* _WHAT IS ASKED_: Copy out the data exactly, leaving the pictures behind.

* _DATA SEGMENT_:
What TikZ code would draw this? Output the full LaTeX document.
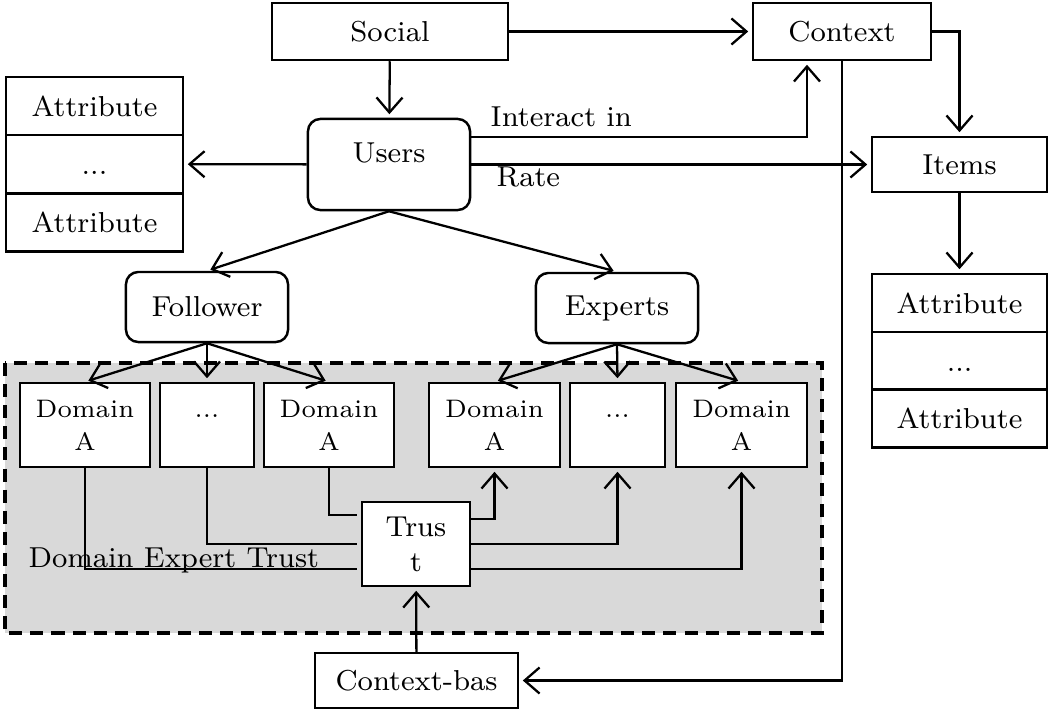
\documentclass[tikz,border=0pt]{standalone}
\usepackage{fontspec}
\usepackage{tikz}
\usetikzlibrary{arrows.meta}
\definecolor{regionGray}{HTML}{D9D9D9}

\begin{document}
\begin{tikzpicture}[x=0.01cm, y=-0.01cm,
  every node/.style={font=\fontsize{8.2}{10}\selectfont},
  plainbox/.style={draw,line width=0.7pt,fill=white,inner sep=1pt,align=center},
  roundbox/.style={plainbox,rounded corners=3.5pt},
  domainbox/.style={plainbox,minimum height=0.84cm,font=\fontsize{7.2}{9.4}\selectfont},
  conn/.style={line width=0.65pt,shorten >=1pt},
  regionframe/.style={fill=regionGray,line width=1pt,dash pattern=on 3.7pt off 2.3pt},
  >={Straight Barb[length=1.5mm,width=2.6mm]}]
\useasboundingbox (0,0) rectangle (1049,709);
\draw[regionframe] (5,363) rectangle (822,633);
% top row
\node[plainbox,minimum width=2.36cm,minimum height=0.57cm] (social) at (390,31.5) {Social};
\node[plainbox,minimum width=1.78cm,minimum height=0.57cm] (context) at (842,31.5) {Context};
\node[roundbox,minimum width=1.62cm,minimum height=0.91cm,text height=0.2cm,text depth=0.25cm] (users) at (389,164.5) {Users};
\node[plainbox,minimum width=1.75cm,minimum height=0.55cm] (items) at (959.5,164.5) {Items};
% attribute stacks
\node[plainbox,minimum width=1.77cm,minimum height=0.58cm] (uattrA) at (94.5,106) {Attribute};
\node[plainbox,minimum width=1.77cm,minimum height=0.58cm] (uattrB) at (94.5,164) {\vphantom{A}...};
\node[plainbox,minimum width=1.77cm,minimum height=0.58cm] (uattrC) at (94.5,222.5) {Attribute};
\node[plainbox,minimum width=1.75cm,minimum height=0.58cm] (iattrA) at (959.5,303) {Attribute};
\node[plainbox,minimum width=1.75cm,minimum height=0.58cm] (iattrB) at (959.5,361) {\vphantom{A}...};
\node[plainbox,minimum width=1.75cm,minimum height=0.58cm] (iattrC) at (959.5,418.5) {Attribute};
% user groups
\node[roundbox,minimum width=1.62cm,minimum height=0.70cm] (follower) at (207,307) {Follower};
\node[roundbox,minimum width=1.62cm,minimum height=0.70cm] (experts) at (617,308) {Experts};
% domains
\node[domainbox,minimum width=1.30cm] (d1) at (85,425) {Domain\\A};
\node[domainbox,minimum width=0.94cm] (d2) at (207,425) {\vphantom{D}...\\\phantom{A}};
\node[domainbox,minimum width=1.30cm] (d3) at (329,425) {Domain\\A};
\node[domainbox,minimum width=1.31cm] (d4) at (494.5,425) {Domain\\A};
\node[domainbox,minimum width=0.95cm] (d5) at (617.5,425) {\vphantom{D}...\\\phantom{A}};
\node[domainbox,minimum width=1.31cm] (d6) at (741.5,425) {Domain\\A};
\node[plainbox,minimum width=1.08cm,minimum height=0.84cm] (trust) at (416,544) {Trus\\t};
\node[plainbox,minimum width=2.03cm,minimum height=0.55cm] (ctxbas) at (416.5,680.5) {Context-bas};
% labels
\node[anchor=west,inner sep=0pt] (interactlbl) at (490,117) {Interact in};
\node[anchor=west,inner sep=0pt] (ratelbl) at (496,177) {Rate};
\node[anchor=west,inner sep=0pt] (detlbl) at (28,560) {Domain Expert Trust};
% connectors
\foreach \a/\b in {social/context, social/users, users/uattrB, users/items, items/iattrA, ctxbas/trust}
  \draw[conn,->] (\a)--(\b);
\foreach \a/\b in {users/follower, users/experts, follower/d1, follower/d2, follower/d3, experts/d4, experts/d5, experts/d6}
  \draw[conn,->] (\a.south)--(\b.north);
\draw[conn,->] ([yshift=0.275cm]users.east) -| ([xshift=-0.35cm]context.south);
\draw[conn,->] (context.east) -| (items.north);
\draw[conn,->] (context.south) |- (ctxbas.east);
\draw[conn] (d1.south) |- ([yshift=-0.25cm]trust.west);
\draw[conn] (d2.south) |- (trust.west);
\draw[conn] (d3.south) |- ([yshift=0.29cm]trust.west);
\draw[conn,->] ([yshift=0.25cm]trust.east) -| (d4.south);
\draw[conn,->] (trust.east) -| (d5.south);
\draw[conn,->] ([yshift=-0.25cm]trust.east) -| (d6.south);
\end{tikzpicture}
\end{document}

* _EXPECTED OUTPUT_:
What TikZ code would draw this? Output the full LaTeX document.
\documentclass[tikz,border=0pt]{standalone}
\usepackage{fontspec}
\usepackage{tikz}
\usetikzlibrary{arrows.meta}
\definecolor{regionGray}{HTML}{D9D9D9}

\begin{document}
\begin{tikzpicture}[x=0.01cm, y=-0.01cm,
  every node/.style={font=\fontsize{8.2}{10}\selectfont},
  plainbox/.style={draw,line width=0.7pt,fill=white,inner sep=1pt,align=center},
  roundbox/.style={plainbox,rounded corners=3.5pt},
  domainbox/.style={plainbox,minimum height=0.84cm,font=\fontsize{7.2}{9.4}\selectfont},
  conn/.style={line width=0.65pt,shorten >=1pt},
  regionframe/.style={fill=regionGray,line width=1pt,dash pattern=on 3.7pt off 2.3pt},
  >={Straight Barb[length=1.5mm,width=2.6mm]}]
\useasboundingbox (0,0) rectangle (1049,709);
\draw[regionframe] (5,363) rectangle (822,633);
% top row
\node[plainbox,minimum width=2.36cm,minimum height=0.57cm] (social) at (390,31.5) {Social};
\node[plainbox,minimum width=1.78cm,minimum height=0.57cm] (context) at (842,31.5) {Context};
\node[roundbox,minimum width=1.62cm,minimum height=0.91cm,text height=0.2cm,text depth=0.25cm] (users) at (389,164.5) {Users};
\node[plainbox,minimum width=1.75cm,minimum height=0.55cm] (items) at (959.5,164.5) {Items};
% attribute stacks
\node[plainbox,minimum width=1.77cm,minimum height=0.58cm] (uattrA) at (94.5,106) {Attribute};
\node[plainbox,minimum width=1.77cm,minimum height=0.58cm] (uattrB) at (94.5,164) {\vphantom{A}...};
\node[plainbox,minimum width=1.77cm,minimum height=0.58cm] (uattrC) at (94.5,222.5) {Attribute};
\node[plainbox,minimum width=1.75cm,minimum height=0.58cm] (iattrA) at (959.5,303) {Attribute};
\node[plainbox,minimum width=1.75cm,minimum height=0.58cm] (iattrB) at (959.5,361) {\vphantom{A}...};
\node[plainbox,minimum width=1.75cm,minimum height=0.58cm] (iattrC) at (959.5,418.5) {Attribute};
% user groups
\node[roundbox,minimum width=1.62cm,minimum height=0.70cm] (follower) at (207,307) {Follower};
\node[roundbox,minimum width=1.62cm,minimum height=0.70cm] (experts) at (617,308) {Experts};
% domains
\node[domainbox,minimum width=1.30cm] (d1) at (85,425) {Domain\\A};
\node[domainbox,minimum width=0.94cm] (d2) at (207,425) {\vphantom{D}...\\\phantom{A}};
\node[domainbox,minimum width=1.30cm] (d3) at (329,425) {Domain\\A};
\node[domainbox,minimum width=1.31cm] (d4) at (494.5,425) {Domain\\A};
\node[domainbox,minimum width=0.95cm] (d5) at (617.5,425) {\vphantom{D}...\\\phantom{A}};
\node[domainbox,minimum width=1.31cm] (d6) at (741.5,425) {Domain\\A};
\node[plainbox,minimum width=1.08cm,minimum height=0.84cm] (trust) at (416,544) {Trus\\t};
\node[plainbox,minimum width=2.03cm,minimum height=0.55cm] (ctxbas) at (416.5,680.5) {Context-bas};
% labels
\node[anchor=west,inner sep=0pt] (interactlbl) at (490,117) {Interact in};
\node[anchor=west,inner sep=0pt] (ratelbl) at (496,177) {Rate};
\node[anchor=west,inner sep=0pt] (detlbl) at (28,560) {Domain Expert Trust};
% connectors
\foreach \a/\b in {social/context, social/users, users/uattrB, users/items, items/iattrA, ctxbas/trust}
  \draw[conn,->] (\a)--(\b);
\foreach \a/\b in {users/follower, users/experts, follower/d1, follower/d2, follower/d3, experts/d4, experts/d5, experts/d6}
  \draw[conn,->] (\a.south)--(\b.north);
\draw[conn,->] ([yshift=0.275cm]users.east) -| ([xshift=-0.35cm]context.south);
\draw[conn,->] (context.east) -| (items.north);
\draw[conn,->] (context.south) |- (ctxbas.east);
\draw[conn] (d1.south) |- ([yshift=-0.25cm]trust.west);
\draw[conn] (d2.south) |- (trust.west);
\draw[conn] (d3.south) |- ([yshift=0.29cm]trust.west);
\draw[conn,->] ([yshift=0.25cm]trust.east) -| (d4.south);
\draw[conn,->] (trust.east) -| (d5.south);
\draw[conn,->] ([yshift=-0.25cm]trust.east) -| (d6.south);
\end{tikzpicture}
\end{document}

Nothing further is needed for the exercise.